The dreaded Plane Cold
Nothing screams ‘happy holiday’ like spending 27 hours in the air, only to arrive at your destination with a fresh cold (and neck pains from falling asleep in a weird position).
Researchers have explored a number of theories as to why extended time in plane cabins can give us the sniffles. Food, water, alcohol consumption and air quality have all been analysed, but it seems lack of moisture is the most likely culprit.
“At normal flying altitude the air can be as dry as 10 per cent or more than being at normal ground level. Dry air is known to adversely affect the lining of our nose and throat and makes them more prone to infection,” explains Dr Piraveen Pirakalathanan, Principal Medical Officer of Healthand.

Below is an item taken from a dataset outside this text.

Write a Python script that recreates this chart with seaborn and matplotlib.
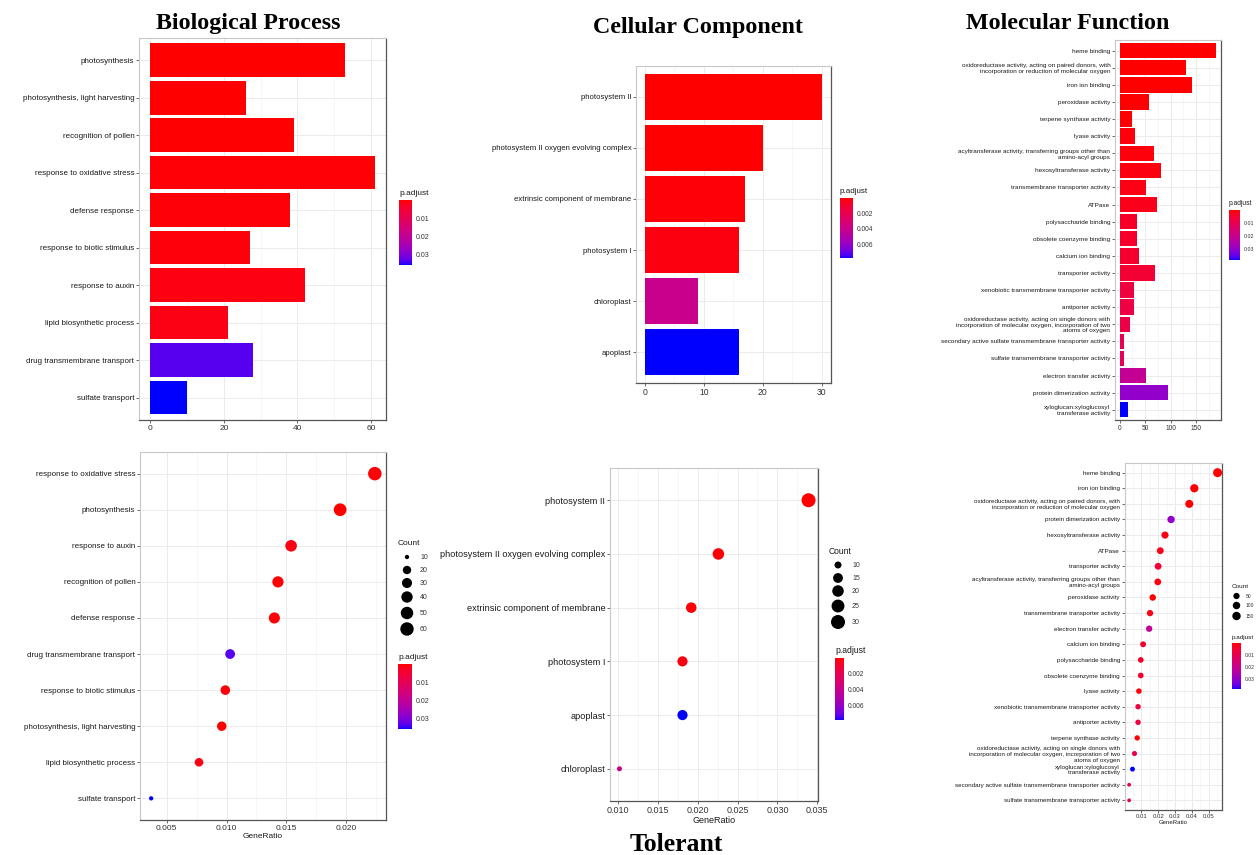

There’s also the unpleasant fact that bacteria and viruses can survive for several hours in even the cleanest cabins.
“The toilet is a common place to catch infections, but other surfaces can include tray tables, pillows, blankets and even the magazines you might read in back pocket of a seat,” Dr Pirakalathanan says.
Finally, the physically exhausting effect of long-haul flights – stopovers at odd times, crossing timezones, interrupted sleep – makes your body more susceptible to illness.
To save yourself the misery, Dr Pirakalathanan recommends picking the window seat, as the aisle seat is more likely to be contaminated by passengers walking past (i.e. to and from the toilet). Keeping your fluids up, taking hand sanitiser on board, and using your own pillows and blankets if possible can also help. Good luck up there.
The flatulence thing
Well, here’s something the on-board safety card doesn’t prepare you for: air travel increases flatulence.
This was established in a 2013 study published in the New Zealand Medical Journal, so take comfort in the fact that it’s not just you. Even pilots experience it.
Lead author Dr Jacob Rosenberg decided to investigate the “mechanisms of increased bowel air volume” while flying, after noticing an almost-smashed drink bottle in his cabin bag following a flight.
Essentially, he found that the volume of a passenger’s intestinal gases changes as the cabin pressure does.
“When altitude increases, pressure decreases. According to the thermodynamic principal known as the ‘ideal gas law,’ as pressure drops, volume increases. While cabins are pressurised to compensate, the mechanisms can only do so much,” NBC reports.
A plane is probably the last place you want to break wind, being a confined space and all, but it’s probably wiser to do so. Holding it in can lead to “discomfort and even pain, bloating, dyspepsia and pyrosis,” the study authors note.
Hey, how’s that for a way to open the conversation with your seat buddy?